◆ WHAT TO WORK ON: Copy out the data below from the line containing "Give me the pgfplots source for this chart." to the line containing "(0,0) rectangle (638pt,462pt);", both lines included, with all images left out.
======== EXTRACTED INFORMATION
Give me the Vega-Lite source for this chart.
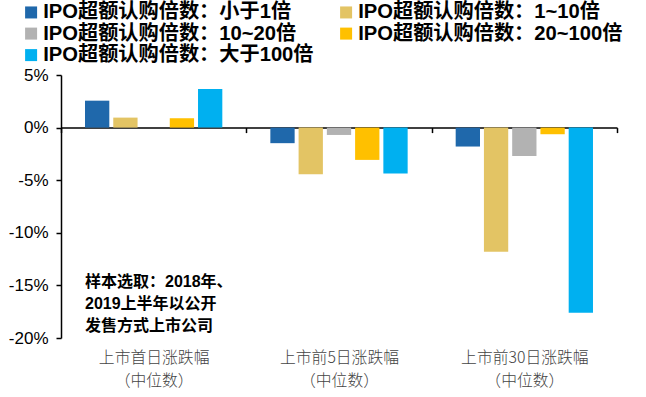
{
  "$schema": "https://vega.github.io/schema/vega-lite/v6.json",
  "width": 556,
  "height": 263,
  "autosize": "none",
  "padding": {"left": 61, "top": 75, "right": 29, "bottom": 59},
  "config": {"view": {"stroke": null}, "font": "Liberation Sans, Noto Sans CJK SC, sans-serif"},
  "data": {"values": [
    {"period": "上市首日涨跌幅|（中位数）", "series": "IPO超额认购倍数：小于1倍", "value": 2.56},
    {"period": "上市首日涨跌幅|（中位数）", "series": "IPO超额认购倍数：1~10倍", "value": 0.95},
    {"period": "上市首日涨跌幅|（中位数）", "series": "IPO超额认购倍数：20~100倍", "value": 0.89},
    {"period": "上市首日涨跌幅|（中位数）", "series": "IPO超额认购倍数：大于100倍", "value": 3.66},
    {"period": "上市前5日涨跌幅|（中位数）", "series": "IPO超额认购倍数：小于1倍", "value": -1.48},
    {"period": "上市前5日涨跌幅|（中位数）", "series": "IPO超额认购倍数：1~10倍", "value": -4.43},
    {"period": "上市前5日涨跌幅|（中位数）", "series": "IPO超额认购倍数：10~20倍", "value": -0.7},
    {"period": "上市前5日涨跌幅|（中位数）", "series": "IPO超额认购倍数：20~100倍", "value": -3.07},
    {"period": "上市前5日涨跌幅|（中位数）", "series": "IPO超额认购倍数：大于100倍", "value": -4.37},
    {"period": "上市前30日涨跌幅|（中位数）", "series": "IPO超额认购倍数：小于1倍", "value": -1.8},
    {"period": "上市前30日涨跌幅|（中位数）", "series": "IPO超额认购倍数：1~10倍", "value": -11.8},
    {"period": "上市前30日涨跌幅|（中位数）", "series": "IPO超额认购倍数：10~20倍", "value": -2.7},
    {"period": "上市前30日涨跌幅|（中位数）", "series": "IPO超额认购倍数：20~100倍", "value": -0.63},
    {"period": "上市前30日涨跌幅|（中位数）", "series": "IPO超额认购倍数：大于100倍", "value": -17.6}
  ]},
  "layer": [
    {
      "mark": {"type": "bar"},
      "encoding": {
        "x": {
          "field": "period", "type": "nominal",
          "sort": ["上市首日涨跌幅|（中位数）", "上市前5日涨跌幅|（中位数）", "上市前30日涨跌幅|（中位数）"],
          "scale": {"paddingInner": 0, "paddingOuter": 0},
          "axis": {
            "orient": "bottom", "offset": -210.4, "tickBand": "extent",
            "domainColor": "black", "domainWidth": 1.5, "tickColor": "black", "tickSize": 5, "tickWidth": 1.5,
            "labelExpr": "split(datum.label, '|')", "labelFontSize": 15.8, "labelLineHeight": 23,
            "labelPadding": 218, "labelColor": "#444444", "labelAngle": 0, "title": null,
            "labelFont": "Noto Sans CJK SC", "labelFontWeight": 300
          }
        },
        "xOffset": {
          "field": "series", "type": "nominal",
          "scale": {"domain": ["IPO超额认购倍数：小于1倍", "IPO超额认购倍数：1~10倍", "IPO超额认购倍数：10~20倍", "IPO超额认购倍数：20~100倍", "IPO超额认购倍数：大于100倍"], "paddingInner": 0.14, "paddingOuter": 0.85}
        },
        "y": {
          "field": "value", "type": "quantitative",
          "scale": {"domain": [-20, 5], "nice": false},
          "axis": {
            "values": [-20, -15, -10, -5, 0, 5], "labelExpr": "datum.value + '%'",
            "labelFontSize": 17, "labelColor": "black", "domainColor": "black", "domainWidth": 1.5,
            "tickColor": "black", "tickSize": 5, "tickWidth": 1.5, "labelPadding": 8, "grid": false, "title": null
          }
        },
        "color": {
          "field": "series", "type": "nominal",
          "scale": {
            "domain": ["IPO超额认购倍数：小于1倍", "IPO超额认购倍数：1~10倍", "IPO超额认购倍数：10~20倍", "IPO超额认购倍数：20~100倍", "IPO超额认购倍数：大于100倍"],
            "range": ["#1F68AB", "#E3C464", "#B2B2B2", "#FFC000", "#00B0F0"]
          },
          "legend": {
            "orient": "none", "legendX": -40, "legendY": -73, "columns": 2, "direction": "horizontal", "title": null,
            "symbolType": "square", "symbolSize": 144, "symbolStrokeWidth": 0,
            "labelFontSize": 20.2, "labelFontWeight": "bold", "labelColor": "black",
            "columnPadding": 22, "rowPadding": 0.5, "labelOffset": 2, "labelLimit": 500, "padding": 0
          }
        }
      }
    },
    {
      "data": {"values": [{}]},
      "mark": {
        "type": "text",
        "text": ["样本选取：2018年、", "2019上半年以公开", "发售方式上市公司"],
        "align": "left", "baseline": "top", "dx": 24, "fontSize": 16, "fontWeight": "bold",
        "lineHeight": 22, "color": "black"
      },
      "encoding": {
        "x": {"datum": "上市首日涨跌幅|（中位数）", "type": "nominal", "bandPosition": 0},
        "y": {"datum": -13.9, "type": "quantitative"}
      }
    }
  ]
}
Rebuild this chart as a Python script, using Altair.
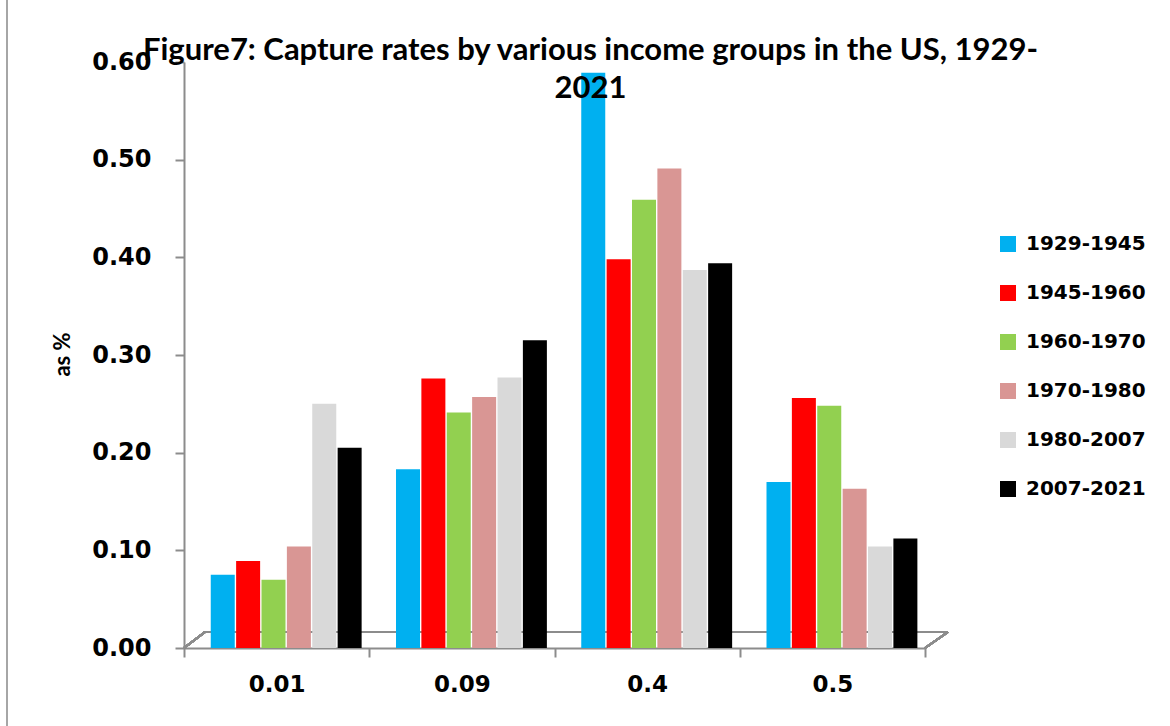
import altair as alt
import pandas as pd

groups = ["0.01", "0.09", "0.4", "0.5"]
periods = ["1929-1945", "1945-1960", "1960-1970", "1970-1980", "1980-2007", "2007-2021"]
colors = ["#00B0F0", "#FF0000", "#92D050", "#D99694", "#D9D9D9", "#000000"]

v_1929_1945 = [0.075, 0.183, 0.589, 0.170]
v_1945_1960 = [0.089, 0.276, 0.398, 0.256]
v_1960_1970 = [0.070, 0.241, 0.459, 0.248]
v_1970_1980 = [0.104, 0.257, 0.491, 0.163]
v_1980_2007 = [0.250, 0.277, 0.387, 0.104]
v_2007_2021 = [0.205, 0.315, 0.394, 0.112]

series = [v_1929_1945, v_1945_1960, v_1960_1970, v_1970_1980, v_1980_2007, v_2007_2021]
rows = []
for p, vals in zip(periods, series):
    for g, v in zip(groups, vals):
        rows.append({"group": g, "period": p, "value": v})
df = pd.DataFrame(rows)

W, H = 741, 586
axis_gray = "#8C8C8C"

bars = alt.Chart(df).mark_bar(size=24).encode(
    x=alt.X("group:N", sort=groups, title=None,
            scale=alt.Scale(paddingInner=0.0, paddingOuter=0.0),
            axis=alt.Axis(labelAngle=0, labelFont="DejaVu Sans", labelFontWeight="bold",
                          labelFontSize=23, labelColor="#000000", labelPadding=16, grid=False,
                          tickBand="extent", tickSize=9, tickColor=axis_gray, tickWidth=2,
                          domainColor=axis_gray, domainWidth=2)),
    xOffset=alt.XOffset("period:N", sort=periods,
                        scale=alt.Scale(paddingInner=0.0, paddingOuter=0.65, align=0.79)),
    y=alt.Y("value:Q", scale=alt.Scale(domain=[0, 0.6], nice=False),
            axis=alt.Axis(values=[0, 0.1, 0.2, 0.3, 0.4, 0.5, 0.6], format=".2f",
                          grid=False, title="as %", titleFont="Lato", titleFontSize=22,
                          titleFontWeight="bold", titleColor="#000000",
                          titleX=-110, titleY=292, titleAngle=-90,
                          labelFont="DejaVu Sans", labelFontWeight="bold", labelFontSize=24,
                          labelColor="#000000", labelPadding=24,
                          tickSize=9, tickColor=axis_gray, tickWidth=2,
                          domainColor=axis_gray, domainWidth=2)),
    color=alt.Color("period:N", sort=periods,
                    scale=alt.Scale(domain=periods, range=colors),
                    legend=alt.Legend(title=None, orient="none", legendX=814, legendY=172,
                                      symbolType="square", symbolSize=256,
                                      symbolStrokeWidth=0, labelFont="DejaVu Sans",
                                      labelFontWeight="bold", labelFontSize=20,
                                      labelColor="#000000", rowPadding=29, labelOffset=8)),
)

floor_back = alt.Chart(df).mark_rule(color=axis_gray, strokeWidth=2).encode(
    x=alt.value(21), x2=alt.value(764), y=alt.value(570), y2=alt.value(570))
floor_left = alt.Chart(df).mark_rule(color=axis_gray, strokeWidth=2).encode(
    x=alt.value(0), x2=alt.value(21), y=alt.value(586), y2=alt.value(570))
floor_right = alt.Chart(df).mark_rule(color=axis_gray, strokeWidth=2).encode(
    x=alt.value(741), x2=alt.value(764), y=alt.value(586), y2=alt.value(570))
border = alt.Chart(df).mark_rule(color="#A6A6A6", strokeWidth=2).encode(
    x=alt.value(-177), x2=alt.value(-177), y=alt.value(-62), y2=alt.value(664))

chart = alt.layer(floor_back, floor_left, floor_right, border, bars).properties(
    width=W, height=H,
    view=alt.ViewBackground(stroke="transparent", strokeWidth=0),
    autosize=alt.AutoSizeParams(type="none"),
    padding={"left": 184, "top": 62, "right": 245, "bottom": 78},
    title=alt.TitleParams(
        text=["Figure7: Capture rates by various income groups in the US, 1929-", "2021"],
        font="Lato", fontSize=31, fontWeight="bold", color="#000000",
        anchor="middle", baseline="alphabetic", offset=0, dx=36, dy=130, lineHeight=38),
).configure_view(strokeWidth=0, stroke="transparent").configure(background="#FFFFFF")

chart.save("out.html", embed_options={"renderer": "svg", "actions": False})
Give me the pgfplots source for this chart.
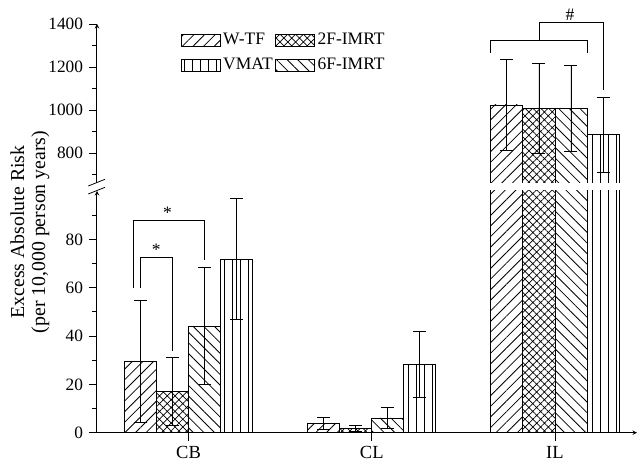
\documentclass[border=0pt]{standalone}
\usepackage{fontspec}
\setmainfont{Liberation Serif}
\usepackage{pgfplots}
\usepackage{pgfplotstable}
\pgfplotsset{compat=1.18}
\usetikzlibrary{patterns.meta}

\pgfplotstableread{
x y e
1 29.6 25.3
2 3.7 2.5
3 1023 210
}\wtf
\pgfplotstableread{
x y e
1 17.1 14.0
2 1.7 1.2
3 1008 210
}\twof
\pgfplotstableread{
x y e
1 44.1 24.2
2 6.1 4.5
3 1007 198
}\sixf
\pgfplotstableread{
x y e
1 71.8 25.0
2 28.4 13.7
3 884 175
}\vmat

\pgfplotsset{
  common/.style={
    scale only axis, width=540pt,
    xmin=0.5, xmax=3.448,
    ybar, bar width=0.175,
    clip mode=individual,
    axis line style={line width=1pt,-},
    tick style={line width=0.8pt, black},
    tick align=outside,
    major tick length=8pt, minor tick length=5pt,
    /pgf/number format/assume math mode=true,
    /pgf/number format/1000 sep={},
    y tick label style={font=\fontsize{17.3}{20}\selectfont},
    x tick label style={font=\fontsize{18.5}{20}\selectfont, inner ysep=0.5pt, yshift=-5pt},
  },
  barstyle/.style={draw=black, line width=0.8pt,
    error bars/y dir=both, error bars/y explicit,
    error bars/error mark options={rotate=90, mark size=6.5pt, line width=0.8pt, black},
    error bars/error bar style={line width=0.8pt, black}},
  legimg/.style={legend image code/.code={\draw[##1, line width=0.8pt] (0pt,-6pt) rectangle (39pt,6pt);}},
  pWTF/.style={pattern={Lines[angle=45,distance=7.5pt,line width=0.8pt]}},
  pTWO/.style={pattern={Hatch[angle=45,distance=5.5pt,line width=0.7pt]}},
  pSIX/.style={pattern={Lines[angle=-45,distance=7.5pt,line width=0.8pt]}},
  pVM/.style={pattern={Lines[angle=90,distance=8pt,line width=0.8pt]}},
}

\begin{document}
\fontsize{17.5}{20}\selectfont
\begin{tikzpicture}[font=\fontsize{17.5}{20}\selectfont]
\useasboundingbox (0,0) rectangle (638pt,462pt);

% lower axis
\begin{axis}[common,
  at={(97pt,29.3pt)}, anchor=south west, height=241.7pt,
  ymin=0, ymax=100,
  axis x line=bottom, axis y line=left,
  xtick={1,2,3}, xticklabels={CB,CL,IL},
  ytick={0,20,40,60,80}, minor ytick={10,30,50,70,90},
  xtick align=outside, ytick align=outside,
]
\addplot[barstyle, pWTF, bar shift=-0.2625] table[x=x,y=y,y error=e]{\wtf};
\addplot[barstyle, pTWO, bar shift=-0.0875] table[x=x,y=y,y error=e]{\twof};
\addplot[barstyle, pSIX, bar shift=0.0875] table[x=x,y=y,y error=e]{\sixf};
\addplot[barstyle, pVM, bar shift=0.2625] table[x=x,y=y,y error=e]{\vmat};
% significance brackets
\draw[line width=0.8pt] (axis cs:0.7375,60) -- (axis cs:0.7375,72.6) -- (axis cs:0.9125,72.6) -- (axis cs:0.9125,33.6);
\draw[line width=0.8pt] (axis cs:0.6995,60) -- (axis cs:0.6995,87.7) -- (axis cs:1.0875,87.7) -- (axis cs:1.0875,71.5);
\node[anchor=base, inner sep=0pt] at (axis cs:0.8235,73.4) {*};
\node[anchor=base, inner sep=0pt] at (axis cs:0.885,88.5) {*};
\end{axis}

% upper axis
\begin{axis}[common,
  at={(97pt,279pt)}, anchor=south west, height=159pt,
  ymin=660, ymax=1400,
  axis x line=none, axis y line=left,
  xtick=\empty,
  ytick={800,1000,1200,1400}, minor ytick={700,900,1100,1300},
  ytick align=outside,
  restrict x to domain=2.5:3.5,
  legend columns=2,
  legend cell align=left,
  legend style={draw=none, fill=none, inner sep=0pt, anchor=north west,
    at={(axis description cs:0.155,0.95)},
    nodes={inner xsep=2.5pt, inner ysep=1pt},
    /tikz/every odd column/.append style={column sep=0pt},
    row sep=9pt},
]
\addplot[barstyle, legimg, pWTF, bar shift=-0.2625] table[x=x,y=y,y error=e]{\wtf};
\addlegendentry{W-TF}
\addplot[barstyle, legimg, pTWO, bar shift=-0.0875] table[x=x,y=y,y error=e]{\twof};
\addlegendentry{2F-IMRT}
\addplot[barstyle, legimg, pVM, bar shift=0.2625] table[x=x,y=y,y error=e]{\vmat};
\addlegendentry{VMAT}
\addplot[barstyle, legimg, pSIX, bar shift=0.0875] table[x=x,y=y,y error=e]{\sixf};
\addlegendentry{6F-IMRT}
\draw[line width=0.8pt] (axis cs:2.650,1266) -- (axis cs:2.650,1322) -- (axis cs:3.175,1322) -- (axis cs:3.175,1266);
\draw[line width=0.8pt] (axis cs:2.9125,1322) -- (axis cs:2.9125,1406) -- (axis cs:3.2625,1406) -- (axis cs:3.2625,1092);
\node[anchor=base, inner sep=0pt] at (axis cs:3.082,1418) {\#};
\end{axis}

% axis break marks
\fill[white] (88.3pt,268pt) -- (105pt,274.7pt) -- (105pt,282.7pt) -- (88.3pt,276pt) -- cycle;
\draw[line width=0.8pt] (88.3pt,276pt) -- (105pt,282.7pt);
\draw[line width=0.8pt] (88.3pt,268pt) -- (105pt,274.7pt);

% y label
\node[rotate=90, align=center, inner sep=0pt, font=\fontsize{19.8}{21}\selectfont] at (30pt,230pt) {Excess Absolute Risk\\(per 10,000 person years)};
\end{tikzpicture}
\end{document}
================
◆ TASK ANSWER:
Give me the pgfplots source for this chart.
\documentclass[border=0pt]{standalone}
\usepackage{fontspec}
\setmainfont{Liberation Serif}
\usepackage{pgfplots}
\usepackage{pgfplotstable}
\pgfplotsset{compat=1.18}
\usetikzlibrary{patterns.meta}

\pgfplotstableread{
x y e
1 29.6 25.3
2 3.7 2.5
3 1023 210
}\wtf
\pgfplotstableread{
x y e
1 17.1 14.0
2 1.7 1.2
3 1008 210
}\twof
\pgfplotstableread{
x y e
1 44.1 24.2
2 6.1 4.5
3 1007 198
}\sixf
\pgfplotstableread{
x y e
1 71.8 25.0
2 28.4 13.7
3 884 175
}\vmat

\pgfplotsset{
  common/.style={
    scale only axis, width=540pt,
    xmin=0.5, xmax=3.448,
    ybar, bar width=0.175,
    clip mode=individual,
    axis line style={line width=1pt,-},
    tick style={line width=0.8pt, black},
    tick align=outside,
    major tick length=8pt, minor tick length=5pt,
    /pgf/number format/assume math mode=true,
    /pgf/number format/1000 sep={},
    y tick label style={font=\fontsize{17.3}{20}\selectfont},
    x tick label style={font=\fontsize{18.5}{20}\selectfont, inner ysep=0.5pt, yshift=-5pt},
  },
  barstyle/.style={draw=black, line width=0.8pt,
    error bars/y dir=both, error bars/y explicit,
    error bars/error mark options={rotate=90, mark size=6.5pt, line width=0.8pt, black},
    error bars/error bar style={line width=0.8pt, black}},
  legimg/.style={legend image code/.code={\draw[##1, line width=0.8pt] (0pt,-6pt) rectangle (39pt,6pt);}},
  pWTF/.style={pattern={Lines[angle=45,distance=7.5pt,line width=0.8pt]}},
  pTWO/.style={pattern={Hatch[angle=45,distance=5.5pt,line width=0.7pt]}},
  pSIX/.style={pattern={Lines[angle=-45,distance=7.5pt,line width=0.8pt]}},
  pVM/.style={pattern={Lines[angle=90,distance=8pt,line width=0.8pt]}},
}

\begin{document}
\fontsize{17.5}{20}\selectfont
\begin{tikzpicture}[font=\fontsize{17.5}{20}\selectfont]
\useasboundingbox (0,0) rectangle (638pt,462pt);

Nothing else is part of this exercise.